そうしていくうちに、いろんなモノの見方があることを知って、数学のときの中国人の子や、スクールバスの子たちの気持ちも理解できるようになった。
むしろ彼らの主張に同調できるようにもなった。
しかも大戦前を遡れば、アジア諸国と日本は同じ民俗性と文化を共有してきた兄弟のようなものだったのだ。どれだけボロクソに言われても、彼らに対して一種の愛おしさまで、抱くようになった。
いろんな事実や、モノの見方を吸収していくうちに、自分と他が、世界がぐっと近くなった気がした。
それからのダーウィンでの生活は楽しくなったように思う。
英語が(超じわじわ)上達していったのもあると思うけど、言語というレベルでは語れない、心が通い合う瞬間が増えていった。

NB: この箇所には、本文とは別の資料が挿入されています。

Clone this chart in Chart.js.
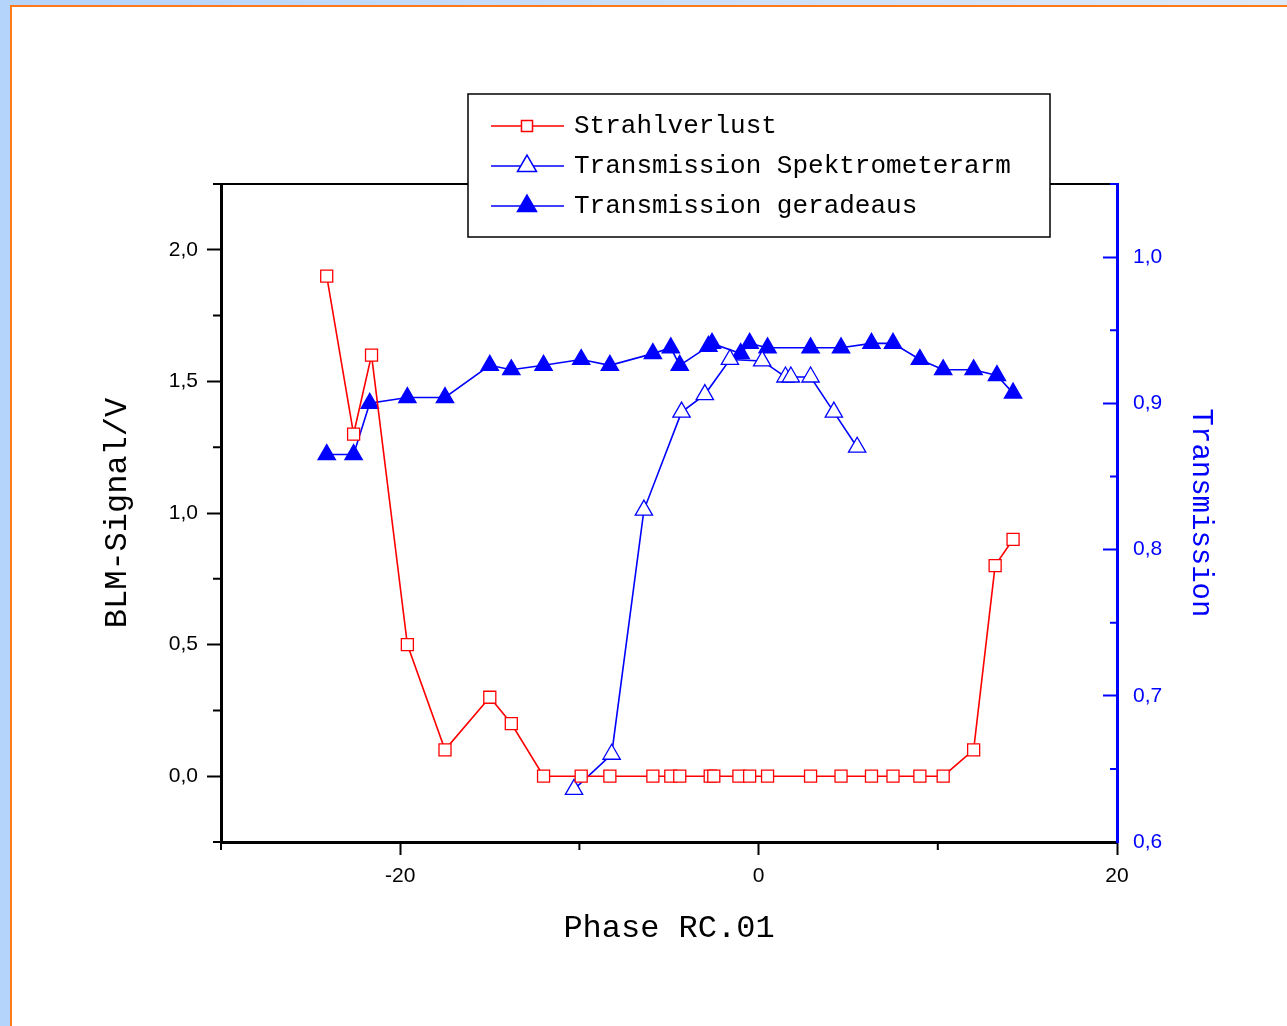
<!DOCTYPE html>
<html>
<head>
<meta charset="utf-8">
<script src="https://cdn.jsdelivr.net/npm/chart.js"></script>
<style>
html,body{margin:0;padding:0;width:1287px;height:1026px;overflow:hidden;}
body{position:relative;background:linear-gradient(to right,#b4d4fb,#dfeaf7);}
#frame{position:absolute;left:10px;top:5px;right:0;bottom:0;background:#fff;border-left:2px solid #ff7a1a;border-top:2px solid #ff7a1a;}
canvas{position:absolute;left:0;top:0;}
</style>
</head>
<body>
<div id="frame"></div>
<canvas id="c" width="1287" height="1026"></canvas>
<script>
// ---- data ----
const seriesNames = ['Strahlverlust', 'Transmission Spektrometerarm', 'Transmission geradeaus'];

const phaseStrahl = [-24.1, -22.6, -21.6, -19.6, -17.5, -15.0, -13.8, -12.0, -9.9, -8.3, -5.9, -4.9, -4.4, -2.7, -2.5, -1.1, -0.5, 0.5, 2.9, 4.6, 6.3, 7.5, 9.0, 10.3, 12.0, 13.2, 14.2];
const strahlverlust = [1.90, 1.30, 1.60, 0.50, 0.10, 0.30, 0.20, 0, 0, 0, 0, 0, 0, 0, 0, 0, 0, 0, 0, 0, 0, 0, 0, 0, 0.10, 0.80, 0.90];

const phaseSpektro = [-10.3, -8.2, -6.4, -4.3, -3.0, -1.6, 0.2, 1.5, 1.8, 2.9, 4.2, 5.5];
const transSpektro = [0.636, 0.660, 0.827, 0.894, 0.906, 0.930, 0.929, 0.918, 0.918, 0.918, 0.894, 0.870];

const phaseGerade = [-24.1, -22.6, -21.7, -19.6, -17.5, -15.0, -13.8, -12.0, -9.9, -8.3, -5.9, -4.9, -4.4, -2.8, -2.6, -1.0, -0.5, 0.5, 2.9, 4.6, 6.3, 7.5, 9.0, 10.3, 12.0, 13.3, 14.2];
const transGerade = [0.865, 0.865, 0.900, 0.904, 0.904, 0.926, 0.923, 0.926, 0.930, 0.926, 0.934, 0.938, 0.926, 0.939, 0.941, 0.934, 0.941, 0.938, 0.938, 0.938, 0.941, 0.941, 0.930, 0.923, 0.923, 0.919, 0.907];

// ---- ticks ----
const xTicks = [-20, 0, 20];
const xMinorTicks = [-30, -10, 10];
const yTicks = [0, 0.5, 1.0, 1.5, 2.0];
const yMinorTicks = [-0.25, 0.25, 0.75, 1.25, 1.75, 2.25];
const y1Ticks = [0.6, 0.7, 0.8, 0.9, 1.0];
const y1MinorTicks = [0.65, 0.75, 0.85, 0.95, 1.05];

const RED = '#ff0000', BLUE = '#0000ff';
const commaFmt = v => Number(v).toFixed(1).replace('.', ',');
const pts = (xs, ys) => xs.map((x, i) => ({x: x, y: ys[i]}));

const minorTicksPlugin = {
  id: 'minorTicks',
  afterDraw(chart) {
    const ctx = chart.ctx;
    const specs = [
      {id: 'x', values: xMinorTicks, len: 8, color: '#000'},
      {id: 'y', values: yMinorTicks, len: 8, color: '#000'},
      {id: 'y1', values: y1MinorTicks, len: -7, color: BLUE}
    ];
    specs.forEach(s => {
      const sc = chart.scales[s.id];
      ctx.save();
      ctx.strokeStyle = s.color;
      ctx.lineWidth = 2;
      ctx.beginPath();
      s.values.forEach(v => {
        const p = sc.getPixelForValue(v);
        if (sc.isHorizontal()) {
          ctx.moveTo(p, sc.top); ctx.lineTo(p, sc.top + s.len);
        } else if (sc.position === 'left') {
          ctx.moveTo(sc.right, p); ctx.lineTo(sc.right - s.len, p);
        } else {
          ctx.moveTo(sc.left, p); ctx.lineTo(sc.left + s.len, p);
        }
      });
      ctx.stroke();
      ctx.restore();
    });
  }
};

const legendPlugin = {
  id: 'boxLegend',
  afterDraw(chart) {
    const ctx = chart.ctx, a = chart.chartArea;
    const L = a.left + 247, T = a.top - 90, W = 582, H = 143;
    ctx.save();
    ctx.fillStyle = '#fff';
    ctx.fillRect(L, T, W, H);
    ctx.strokeStyle = '#000';
    ctx.lineWidth = 1.5;
    ctx.strokeRect(L, T, W, H);
    chart.data.datasets.forEach((ds, i) => {
      const cy = T + 32 + i * 40;
      ctx.strokeStyle = ds.borderColor;
      ctx.lineWidth = 1.5;
      ctx.beginPath();
      ctx.moveTo(L + 23, cy);
      ctx.lineTo(L + 96, cy);
      ctx.stroke();
      ctx.fillStyle = ds.pointBackgroundColor;
      ctx.strokeStyle = ds.pointBorderColor;
      ctx.lineWidth = 1.5;
      Chart.helpers.drawPoint(ctx, {pointStyle: ds.pointStyle, radius: ds.pointStyle === 'rect' ? 7.8 : 11, borderWidth: 1.5, rotation: 0}, L + 59, cy);
      ctx.fillStyle = '#000';
      ctx.font = '26px "Liberation Mono"';
      ctx.textBaseline = 'middle';
      ctx.textAlign = 'left';
      ctx.fillText(ds.label, L + 106, cy);
    });
    ctx.restore();
  }
};

new Chart(document.getElementById('c'), {
  type: 'line',
  data: {
    datasets: [
      {
        label: seriesNames[0], data: pts(phaseStrahl, strahlverlust), yAxisID: 'y',
        borderColor: RED, borderWidth: 1.6, pointStyle: 'rect', pointRadius: 8.5,
        pointBorderWidth: 1.3, pointBackgroundColor: '#fff', pointBorderColor: RED, tension: 0
      },
      {
        label: seriesNames[1], data: pts(phaseSpektro, transSpektro), yAxisID: 'y1',
        borderColor: BLUE, borderWidth: 1.6, pointStyle: 'triangle', pointRadius: 10,
        pointBorderWidth: 1.3, pointBackgroundColor: '#fff', pointBorderColor: BLUE, tension: 0
      },
      {
        label: seriesNames[2], data: pts(phaseGerade, transGerade), yAxisID: 'y1',
        borderColor: BLUE, borderWidth: 1.6, pointStyle: 'triangle', pointRadius: 10,
        pointBorderWidth: 1.3, pointBackgroundColor: BLUE, pointBorderColor: BLUE, tension: 0
      }
    ]
  },
  options: {
    responsive: false,
    animation: false,
    devicePixelRatio: 1,
    layout: {padding: {top: 184, left: 0, right: 0, bottom: 0}},
    plugins: {legend: {display: false}, tooltip: {enabled: false}},
    scales: {
      x: {
        type: 'linear', position: 'bottom', min: -30, max: 20,
        afterBuildTicks: s => { s.ticks = xTicks.map(v => ({value: v})); },
        afterFit: s => { s.height = 184; },
        grid: {drawOnChartArea: false, tickLength: 13, tickWidth: 2, tickColor: '#000'},
        border: {color: '#000', width: 3},
        ticks: {autoSkip: false, maxRotation: 0, color: '#000', padding: 9,
                font: {family: 'Liberation Sans', size: 21}, callback: v => String(v)},
        title: {display: true, text: 'Phase RC.01', color: '#000',
                font: {family: 'Liberation Mono', size: 32}, padding: {top: 0, bottom: 78}}
      },
      xTop: {
        type: 'linear', position: 'top', min: -30, max: 20,
        afterFit: s => { s.height = 0; },
        ticks: {display: false},
        grid: {drawOnChartArea: false, drawTicks: false},
        border: {color: '#000', width: 2}
      },
      y: {
        type: 'linear', position: 'left', min: -0.25, max: 2.25,
        afterBuildTicks: s => { s.ticks = yTicks.map(v => ({value: v})); },
        afterFit: s => { s.width = 221; },
        grid: {drawOnChartArea: false, tickLength: 14, tickWidth: 2, tickColor: '#000'},
        border: {color: '#000', width: 3},
        ticks: {autoSkip: false, color: '#000', padding: 9,
                font: {family: 'Liberation Sans', size: 21}, callback: v => commaFmt(v)},
        title: {display: true, text: 'BLM-Signal/V', color: '#000',
                font: {family: 'Liberation Mono', size: 32}, padding: {top: 98, bottom: 0}}
      },
      y1: {
        type: 'linear', position: 'right', min: 0.6, max: 1.05,
        afterBuildTicks: s => { s.ticks = y1Ticks.map(v => ({value: v})); },
        afterFit: s => { s.width = 170; },
        grid: {drawOnChartArea: false, tickLength: -14, tickWidth: 2, tickColor: BLUE},
        border: {color: BLUE, width: 3},
        ticks: {autoSkip: false, color: BLUE, padding: 30,
                font: {family: 'Liberation Sans', size: 21}, callback: v => commaFmt(v)},
        title: {display: true, text: 'Transmission', color: BLUE,
                font: {family: 'Liberation Mono', size: 29}, padding: {top: 69, bottom: 0}}
      }
    }
  },
  plugins: [minorTicksPlugin, legendPlugin]
});
</script>
</body>
</html>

歴史を、自分たちが生きる社会を学ぶことで、目の前の多様なバックグラウンドをもつ人をちゃんと受け止められるようになったのだと思う。
それからは、帰国してからも、連絡を取り合うような友人が何人もできたのだった。
◉なぜ今日この話をするのか
今日は、2月19日。
お気づきの方もいるかもしれないが、ダーウィン空襲が起きた日だ。
ダーウィン空襲について取り上げているネットニュースは、今日のお昼時点で上のものぐらいしかなかった。
多分多くの日本人がこの事実を知らないし、知ることもなく一生を終えるかもしれない。
でも、ちょうど80年前に起きたこの事件は、私を反日感情と対峙させ、世界と接続させてくれたことの一つだ思う。

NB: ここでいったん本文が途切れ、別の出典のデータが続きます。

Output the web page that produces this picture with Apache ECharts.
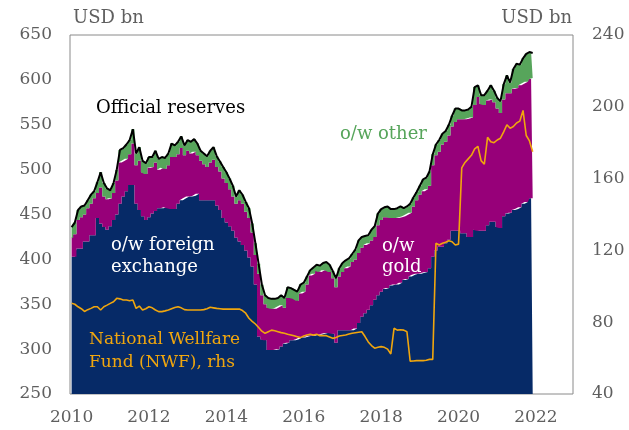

ダーウィン空襲で、起こる必要のなかった戦争で、尊い命を失った全ての方に追悼の意を込めて。
Lest We forget. 愛と祈りを捧げます。
歴史認識や社会問題と向き合うのはしんどい。でも、知ってからみえる世界は物凄く違うのだ。向き合うことで、豊かになるものがたくさんある気がする。
だから「社会問題知りたい欲」旺盛で私であり続けたいと思う。